Retype exactly what runs from the first line of the data to the line with "import matplotlib.pyplot as plt", keeping both of those lines and skipping pictures.

----- Provided entries

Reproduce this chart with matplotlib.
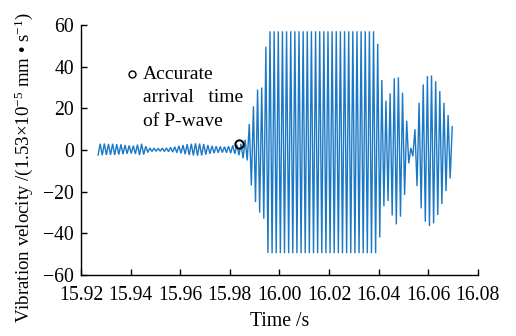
import numpy as np
import matplotlib
matplotlib.use("Agg")
import matplotlib.pyplot as plt

plt.rcParams['font.family'] = ['Liberation Serif', 'DejaVu Serif']
plt.rcParams['mathtext.fontset'] = 'custom'
plt.rcParams['mathtext.rm'] = 'Liberation Serif'
plt.rcParams['mathtext.it'] = 'Liberation Serif:italic'
plt.rcParams['axes.unicode_minus'] = True

# --- data ---
t_start = 15.9269      # s, first sample
t_step = 0.000835      # s, spacing between successive extremes

quiet_values = [
    -2.4, 3.0, -2.5, 3.1, -2.4, 2.9, -2.3, 3.0, -2.4, 2.8, -2.2, 2.7, -2.0, 2.4,
    -1.8, 2.2, -1.7, 2.1, -1.9, 2.6, -2.4, 3.0, -2.2, 1.8, -1.2, 1.0, -0.7, 0.9,
    -0.6, 0.8, -0.6, 0.9, -0.7, 1.0, -0.8, 1.3, -1.0, 1.6, -1.3, 2.0, -1.6, 2.4,
    -2.0, 2.8, -2.4, 3.0, -2.6, 3.2, -2.7, 3.1, -2.6, 2.9, -2.2, 2.4, -1.8, 2.0,
    -1.5, 1.8, -1.3, 1.7, -1.2, 1.6, -1.3, 1.8, -1.5, 2.2, -1.8, 2.6, -2.5,
]
rising_values = [3.0, -4.0, 5.0, -5.0, 12.5, -17.0, 21.0, -25.0, 29.0, -30.0,
                 30.0, -33.0, 49.6, -49.4]
clip_top = 57.0
clip_bottom = -49.5
clip_cycles = 26
tail_values = [
    51.0, -42.0, 33.6, -27.0, 23.7, -24.5, 27.2, -31.4, 34.4, -35.7,
    34.9, -32.0, 27.5, -21.6, 14.1, -6.4, 1.0, -3.0, 10.0, -17.3,
    22.7, -28.0, 31.5, -34.4, 35.5, -36.5, 35.8, -35.2, 33.0, -31.2,
    28.3, -26.0, 22.7, -19.7, 16.8, -13.6, 11.2,
]
arrival_time = 15.9837
arrival_value = 3.0
legend_marker = (15.9405, 36.5)

x_ticks = [15.92, 15.94, 15.96, 15.98, 16.00, 16.02, 16.04, 16.06, 16.08]
x_ticklabels = ['15.92', '15.94', '15.96', '15.98', '16.00', '16.02', '16.04', '16.06', '16.08']
y_ticks = [-60, -40, -20, 0, 20, 40, 60]

# --- assemble series ---
clip_values = [clip_top, clip_bottom] * clip_cycles
values = np.array(quiet_values + rising_values + clip_values + tail_values)
times = t_start + t_step * np.arange(len(values))

fig = plt.figure(figsize=(5.16, 3.36), dpi=100)
ax = fig.add_axes([0.157, 0.1815, 0.769, 0.744])

ax.plot(times, values, color='#1a78c6', lw=1.0, solid_joinstyle='miter')
ax.plot([arrival_time], [arrival_value], 'o', ms=6, mfc='none', mec='black', mew=1.4)
ax.plot([legend_marker[0]], [legend_marker[1]], 'o', ms=5, mfc='none', mec='black', mew=1.0)
ax.text(15.9448, 40.5, 'Accurate\narrival   time\nof P-wave',
        fontsize=14, va='top', ha='left', linespacing=1.52)

ax.set_xlim(15.92, 16.08)
ax.set_ylim(-60, 60)
ax.set_xticks(x_ticks)
ax.set_xticklabels(x_ticklabels)
ax.set_yticks(y_ticks)
for s in ['top', 'right']:
    ax.spines[s].set_visible(False)
for s in ['left', 'bottom']:
    ax.spines[s].set_linewidth(1.0)
ax.tick_params(direction='in', length=4, width=1.0, labelsize=14.2)
ax.tick_params(axis='x', pad=8)
ax.tick_params(axis='y', pad=5)
ax.set_xlabel('Time /s', fontsize=14.2, labelpad=5)
ax.set_ylabel('Vibration velocity /(1.53×10$^{-5}$ mm • s$^{-1}$)', fontsize=13.6)
ax.yaxis.set_label_coords(-0.115, 0.43)

fig.savefig('out.png', dpi=100)
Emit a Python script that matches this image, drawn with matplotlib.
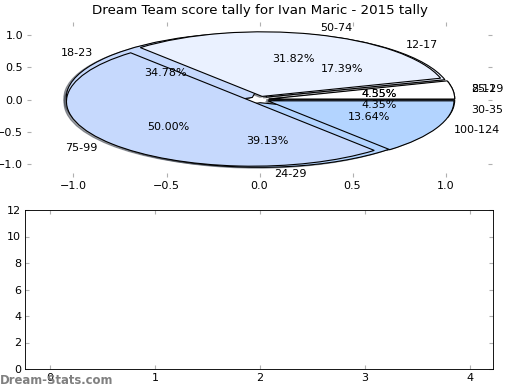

----------

Exercise solution:
Reproduce this chart with matplotlib.
import numpy as np
import matplotlib
matplotlib.use("Agg")
import matplotlib.pyplot as plt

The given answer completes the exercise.